One of the directions the Bank of Albania's work has been focusing on during the past year, as we have transparently stated in our Monetary Policy Document, was the assessment of the suitability of operational targets and the adoption of more advanced forms. The quantitative targeting of the Bank of Albania's balance sheet, in the form of a ceiling on the net domestic assets and a floor on the net international reserves, has for quite a long time acted as a guide to our interventions in the interbank market.

In spite of that, the abovementioned developments suggest that there is plenty of room for improvement in this philosophy and practice. Targeting the interbank market interest rates seems a practical option that finds ample theoretical support and whose application has proved successful in a number of advanced economies.

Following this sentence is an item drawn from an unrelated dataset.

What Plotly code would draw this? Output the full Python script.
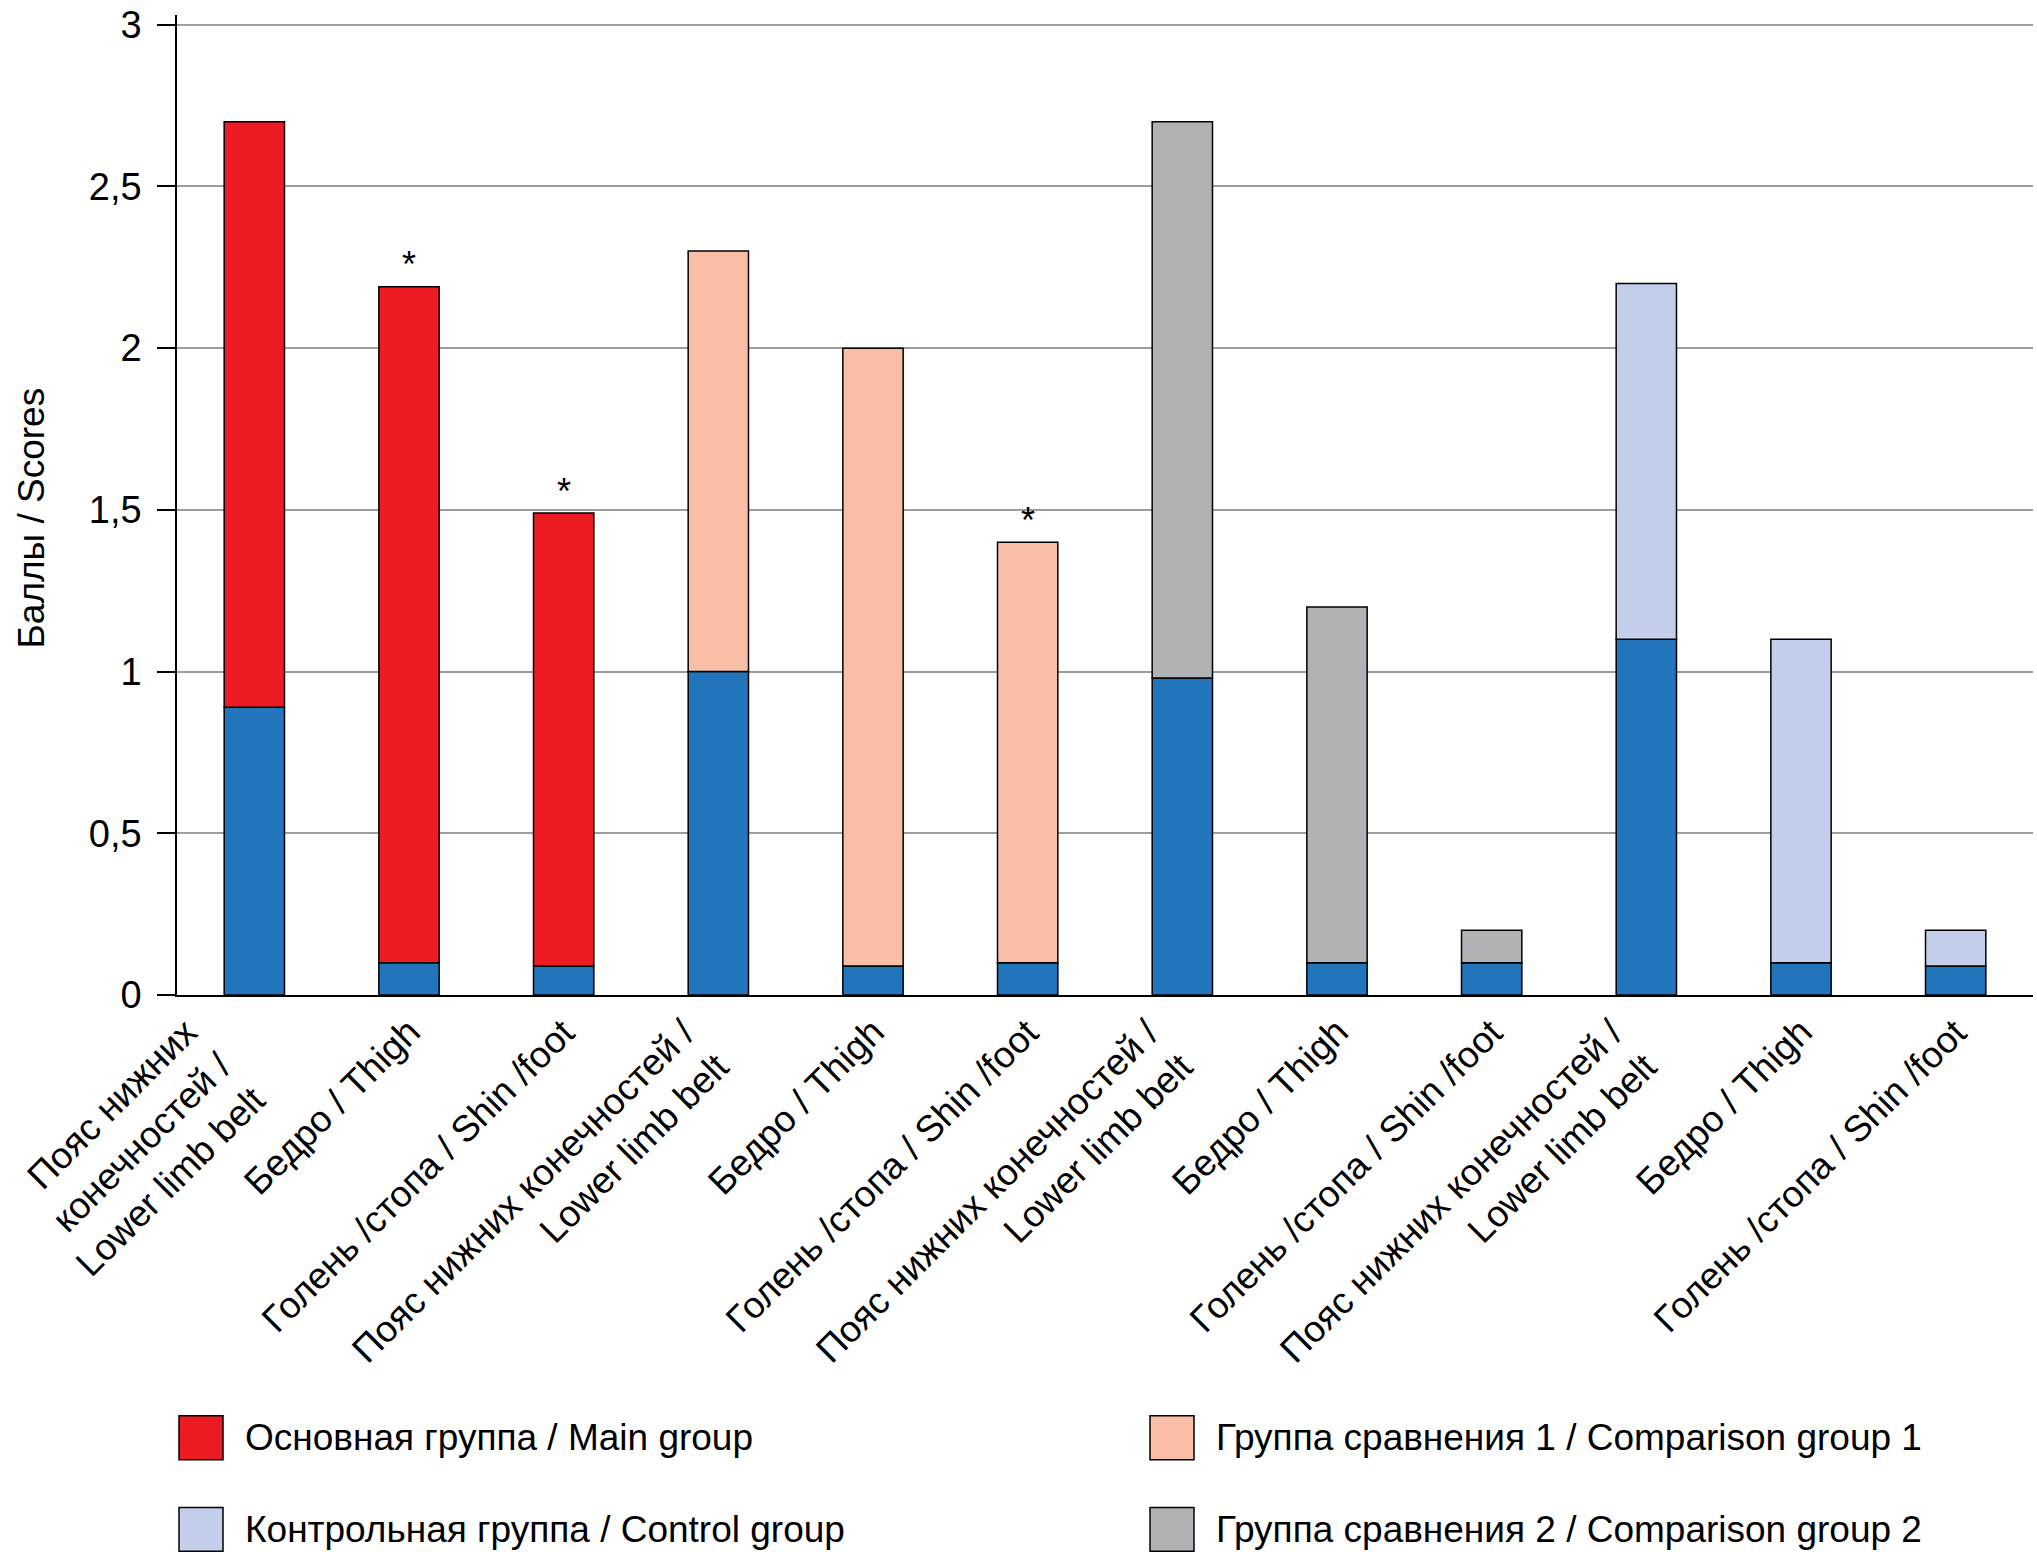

Broadly speaking, this operational philosophy is guided by the need to steer the short-term interest rates in the interbank market close to the key interest rate set by the monetary authority. As such, it serves better to keeping the short-term horizon of the interest rates' curve under check, making the conduct of monetary policy more transparent and providing clearer signals for the economic activity. Steering our operations to the stability of interbank market interest rates will serve to a more relaxed functioning of the interbank market and lowering of risk premiums. In addition, this operational target is well-framed in our medium-term steering and commitment to adopting the inflation targeting regime, making up an important link of its successful adoption.

Concluding my theoretical discussion of this change, I would like to underline that our long-term commitment to keeping our foreign reserve at optimal levels to cope with the shocks Albania may be faced with remains an unquestionable objective of our monetary policy.

In an institutional aspect, I would like to note that such a move does not only attest to the level of maturity of our interbank market. It also crowns our constant efforts in achieving its utmost efficient management.

In this context, the Bank of Albania has made utmost efforts to develop liquidity forecast models, to dampen the impact of fiscal flows into the money markets and to develop optimal procedures and modalities of interbank market interventions. I do strongly believe that our efforts will persist in the future as well, enabling a smooth shift of the operational target and optimal functioning of their new form.

Interbank market development

Dear colleagues,

Bank of Albania's role in promoting the interbank market is indisputable. However, we are fully aware that the development of this market mostly reflects the results of the banking system's own development and efforts.

Therefore, the Bank of Albania requires your utmost attention in this regard. More precisely, in our discussion today we would like to have your opinion on the three steps we consider will boost the development of the interbank market. First, setting the prime rates in the functioning of commercial banks. These rates can and should serve as a guide to setting prices on banking products, both on the assets and liabilities' side. Second, the functioning of the collateralized market through repo or reverse repo contracts. Although in its classical concept the interbank market is an uncollateralized market, its enhancement with the abovementioned instruments would open the way to its thorough development, ensuring a more efficient distribution of liquidity among the market operators. Third, banks can and should be active in quoting the liquidity in the Albanian lek, keeping the same stance as in the foreign exchange market. The constant quotation will encourage a more active liquidity management and it will enable its continuous price setting.

Dear bank managers,

The Bank of Albania considers the development of the interbank and financial market as a process that requires our constant commitment but which provides tangible benefits to all of us. I invite you now to an open and fruitful discussion to share our opinions on the right paths that will encourage this market further.